*Records provided:*
+===+

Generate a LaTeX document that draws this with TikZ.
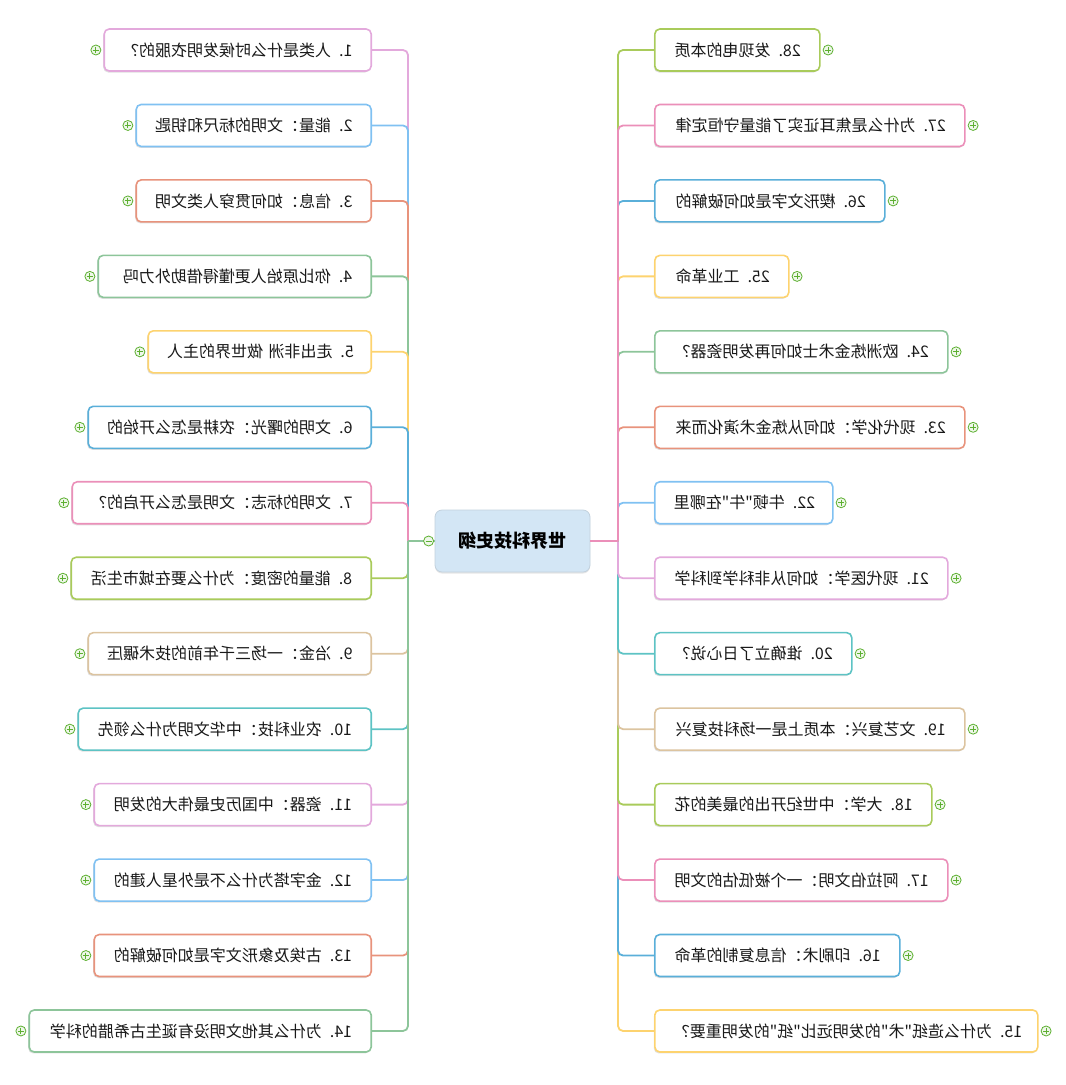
\documentclass[tikz,border=0pt]{standalone}
\usepackage{fontspec}
\setmainfont{Noto Sans CJK SC}[Ligatures=TeXOff]
\usepackage{graphicx}
\usetikzlibrary{shadows}

\definecolor{c1}{HTML}{E3A9DC}
\definecolor{c2}{HTML}{80C1F2}
\definecolor{c3}{HTML}{E8937C}
\definecolor{c4}{HTML}{8DC59A}
\definecolor{c5}{HTML}{FDD36F}
\definecolor{c6}{HTML}{5AAFD9}
\definecolor{c7}{HTML}{EB8FB9}
\definecolor{c8}{HTML}{A9CB5B}
\definecolor{c9}{HTML}{DCC4A0}
\definecolor{c0}{HTML}{5DC3C4}
\definecolor{rootfill}{HTML}{D3E6F5}
\definecolor{fgreen}{HTML}{5DB031}

\begin{document}
\begin{tikzpicture}[
        x=1pt, y=-1pt,
        topic/.style={draw, rounded corners=5pt, line width=1.6pt, fill=white,
            minimum height=42pt, inner xsep=19pt, align=right, text=black!90,
            font=\fontsize{16}{18}\selectfont,
            drop shadow={opacity=0.25, shadow xshift=-1pt, shadow yshift=-1.5pt}},
        rootbox/.style={draw=rootfill!80!gray, line width=0.8pt, fill=rootfill,
            rounded corners=7pt, minimum width=155pt, minimum height=62pt,
            font=\fontsize{18}{20}\selectfont\bfseries,
            drop shadow={opacity=0.2, shadow xshift=0pt, shadow yshift=-1.5pt}},
        branch/.style={line width=1.8pt, rounded corners=5pt},
        trunk/.style={line width=2.8pt},
        plus/.style={circle, draw=fgreen, fill=fgreen!10, line width=0.8pt,
            minimum size=10pt, inner sep=0pt,
            path picture={\draw[fgreen, line width=0.9pt]
                ([xshift=2pt]path picture bounding box.west) -- ([xshift=-2pt]path picture bounding box.east)
                ([yshift=-2pt]path picture bounding box.north) -- ([yshift=2pt]path picture bounding box.south);}},
        minus/.style={circle, draw=fgreen, fill=fgreen!10, line width=0.8pt,
            minimum size=10pt, inner sep=0pt,
            path picture={\draw[fgreen, line width=0.9pt]
                ([xshift=2pt]path picture bounding box.west) -- ([xshift=-2pt]path picture bounding box.east);}}]

        \useasboundingbox (0,0) rectangle (1066,1085);

        % --- root ---
        \node[rootbox] (root) at (512.5,541) {\reflectbox{世界科技史纲}};
        \coordinate (lj) at (408,541);
        \coordinate (rj) at (618,541);

        % --- left column: 1 to 14 ---
        \foreach \xl/\txt [count=\n] in {
                106/{1. 人类是什么时候发明衣服的？},
                138/{2. 能量：文明的标尺和钥匙},
                138/{3. 信息：如何贯穿人类文明},
                100/{4. 你比原始人更懂得借助外力吗},
                150/{5. 走出非洲 做世界的主人},
                90/{6. 文明的曙光：农耕是怎么开始的},
                74/{7. 文明的标志：文明是怎么开启的？},
                73/{8. 能量的密度：为什么要在城市生活},
                90/{9. 冶金：一场三千年前的技术碾压},
                80/{10. 农业科技：中华文明为什么领先},
                96/{11. 瓷器：中国历史最伟大的发明},
                96/{12. 金字塔为什么不是外星人建的},
                96/{13. 古埃及象形文字是如何破解的},
                31/{14. 为什么其他文明没有诞生古希腊的科学}} {
            \pgfmathtruncatemacro\m{mod(\n,10)}
            \pgfmathsetmacro\yy{50+(\n-1)*75.46}
            \pgfmathsetmacro\tw{373-\xl-38}
            \node[topic, draw=c\m, text width=\tw pt, anchor=east] (t\n) at (372,\yy) {\reflectbox{\txt}};
            \node[plus] (p\n) at ([xshift=-7.5pt]t\n.west) {};
        }

        % --- right column: 28 down to 15 ---
        \foreach \n/\xr/\txt in {
                28/818/{28. 发现电的本质},
                27/963/{27. 为什么是焦耳证实了能量守恒定律},
                26/883/{26. 楔形文字是如何破解的},
                25/787/{25. 工业革命},
                24/946/{24. 欧洲炼金术士如何再发明瓷器？},
                23/963/{23. 现代化学：如何从炼金术演化而来},
                22/831/{22. 牛顿"牛"在哪里},
                21/946/{21. 现代医学：如何从非科学到科学},
                20/850/{20. 谁确立了日心说？},
                19/963/{19. 文艺复兴：本质上是一场科技复兴},
                18/930/{18. 大学：中世纪开出的最美的花},
                17/946/{17. 阿拉伯文明：一个被低估的文明},
                16/898/{16. 印刷术：信息复制的革命},
                15/1036/{15. 为什么造纸"术"的发明远比"纸"的发明重要？}} {
            \pgfmathtruncatemacro\m{mod(\n,10)}
            \pgfmathsetmacro\yy{50+(28-\n)*75.46}
            \pgfmathsetmacro\tw{\xr-653-38}
            \node[topic, draw=c\m, text width=\tw pt, anchor=west] (t\n) at (654,\yy) {\reflectbox{\txt}};
            \node[plus] (p\n) at ([xshift=7.5pt]t\n.east) {};
        }

        % --- connectors ---
        \foreach \n in {1,...,14} {
            \pgfmathtruncatemacro\m{mod(\n,10)}
            \draw[branch, c\m] (lj) |- (t\n.east);
        }
        \foreach \n in {15,...,21,28,26,25,24,23,22,27} {
            \pgfmathtruncatemacro\m{mod(\n,10)}
            \draw[branch, c\m] (rj) |- (t\n.west);
        }
        \draw[trunk, c4] (root.west) -- (lj);
        \draw[trunk, c7] (root.east) -- (rj);
        \node[minus] (fold) at ([xshift=-6pt]root.west) {};

    \end{tikzpicture}
\end{document}
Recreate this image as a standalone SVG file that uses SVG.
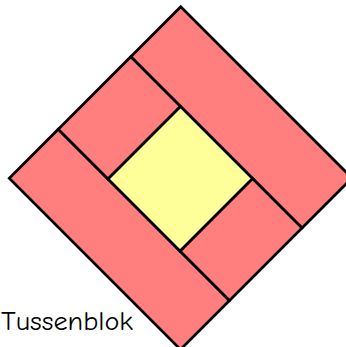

+===+

*Task to complete:*
Check each line of the data above for the word "that", then state how many lines have it. Give the number alone.

*The solution:*
2